There are a number of hotels (5 pages pdf, 181KB) that are close to the Caltech campus where we have a negotiated rate. (Please note that this negotiated rate does not guarantee you the lowest rate as there may be internet specials or AAA rates that may be better.)

Please note that with enough notice, you can reserve rooms for attendees at the Athenaeum, which has been recognized as a Platinum Club of America. Newly refurbished, it is conveniently located on the Caltech Campus. Contact Janet Seid if you would like to check the availability of this option.

Visa Requirements

For Visa requirement information and travel to the United States please visit the website of the U.S. Department of State.

Parking (for Visitors and for JPL Personnel)

For Visitors: From the Arroyo Parkway, turn right (east) on Del Mar Avenue. Proceed approximately one and a quarter miles. The Caltech campus will be on your right. Turn right (south) onto Wilson Avenue. Turn right into the North Wilson Structure and park in an unmarked spot. Buy a parking permit from the kiosk located inside the North Wilson Structure or request one ahead of time from KISS.

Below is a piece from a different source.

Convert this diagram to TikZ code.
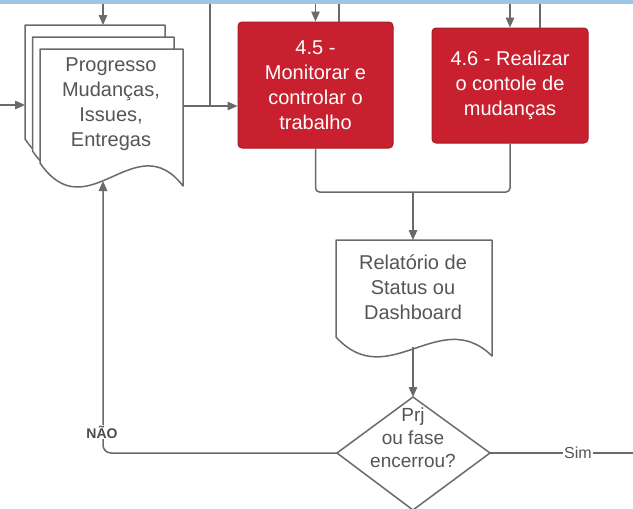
\documentclass[tikz,border=0pt]{standalone}
\usepackage{fontspec}
\setmainfont{Liberation Sans}
\usetikzlibrary{arrows.meta}
\definecolor{linegray}{HTML}{6A6A6A}
\definecolor{txtgray}{HTML}{555555}
\definecolor{procred}{HTML}{C8202E}
\definecolor{procedge}{HTML}{A51C28}
\definecolor{topband}{HTML}{9CC6E6}
\newcommand\mydocshape[5]{%
  \filldraw[docline] (#1,#2) -- (#3,#2) -- (#3,{#4+#5})
    .. controls ({#1+2*(#3-#1)/3},{#4-1.7*#5}) and ({#1+(#3-#1)/3},{#4+3*#5}) .. (#1,#4) -- cycle;}
\tikzset{
  docline/.style={draw=linegray, fill=white, line width=1.5pt, line join=round},
  ln/.style={draw=linegray, line width=1.5pt},
  arr/.style={ln, -{Triangle[length=10pt,width=8.5pt]}},
  proc/.style={draw=procedge, fill=procred, rounded corners=4pt, line width=1pt,
    text=white, align=center, font=\fontsize{20}{25}\selectfont, inner sep=0pt},
  doctext/.style={text=txtgray, align=center, font=\fontsize{20}{25}\selectfont, inner sep=0pt},
  lbl/.style={text=txtgray, fill=white, inner sep=1pt}
}
\begin{document}
\begin{tikzpicture}[x=1pt,y=-1pt]
\useasboundingbox (0,0) rectangle (633,509);
\fill[white] (0,0) rectangle (633,509);
\fill[topband] (0,0) rectangle (633,3.5);

% multi-document
\mydocshape{25}{25}{165}{139}{23}
\mydocshape{32.5}{37}{174}{151}{23}
\mydocshape{40}{49}{183}{163}{23}
\node[doctext] (prog) at (111,104) {Progresso\\Mudanças,\\Issues,\\Entregas};

% Relatorio document
\mydocshape{336}{240}{492}{337}{19}
\node[doctext] (rel) at (413,287) {Relatório de\\Status ou\\Dashboard};

% process boxes
\node[proc, minimum width=155pt, minimum height=126pt] (b45) at (315.5,85) {4.5 -\\Monitorar e\\controlar o\\trabalho};
\node[proc, minimum width=156pt, minimum height=115pt] (b46) at (510,85.5) {4.6 - Realizar\\o contole de\\mudanças};

% decision diamond
\coordinate (dT) at (413,397);
\coordinate (dR) at (490,453);
\coordinate (dB) at (413,510);
\coordinate (dL) at (337,453);
\filldraw[docline] (dT) -- (dR) -- (dB) -- (dL) -- cycle;
\node[doctext, font=\fontsize{19}{23}\selectfont] (dec) at (413,438) {Prj\\ou fase\\encerrou?};

% port coordinates
\coordinate (inL) at (0,105);
\coordinate (progL) at (25,105);
\coordinate (topA) at (103,3.5);
\coordinate (progT) at (103,25);
\coordinate (progR) at (183,106);
\coordinate (j1) at (210,106);
\coordinate (topB) at (210,3.5);
\coordinate (progB) at (103,181);
\coordinate (t45a) at (315.5,3.5);
\coordinate (t45b) at (339,3.5);
\coordinate (t46a) at (510,3.5);
\coordinate (t46b) at (540,3.5);
\coordinate (merge) at (413,192);
\coordinate (relT) at (413,240);
\coordinate (relB) at (413,347);
\coordinate (corner) at (103,453);
\coordinate (outR) at (633,453);

% connectors
\draw[arr] (inL) -- (progL);
\draw[arr] (topA) -- (progT);
\draw[ln] (topB) -- (j1);
\draw[arr] (progR) -- (j1) -- (b45.west |- j1);
\draw[arr] (t45a) -- (b45.north);
\draw[ln] (t45b) -- (b45.north -| t45b);
\draw[arr] (t46a) -- (b46.north);
\draw[ln] (t46b) -- (b46.north -| t46b);
\draw[ln, rounded corners=4pt] (b45.south) -- (b45.south |- merge) -- (merge);
\draw[ln, rounded corners=4pt] (b46.south) -- (b46.south |- merge) -- (merge);
\draw[arr] (merge) -- (relT);
\draw[arr] (relB) -- (dT);
\draw[arr, rounded corners=8pt] (dL) -- (corner) -- (progB);
\draw[ln] (dR) -- (outR);
\node[lbl, font=\bfseries\fontsize{14}{16}\selectfont, text=black!70] (nao) at (102,432) {NÃO};
\node[lbl, font=\fontsize{16}{18}\selectfont] (sim) at (578,453) {Sim};
\end{tikzpicture}
\end{document}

For JPL Personnel: JPLers may use their JPL hang tag for parking or request a special parking hangtag from the JPL parking office. Employees who do not have on-Lab parking privileges can obtain a hang tag created for this purpose from JPL parking coordinator Robert Kennedy (818-354-4586, Building 310-108B, 9/80 schedule). Please park in an unmarked spot in the North Wilson Structure located on Wilson Avenue.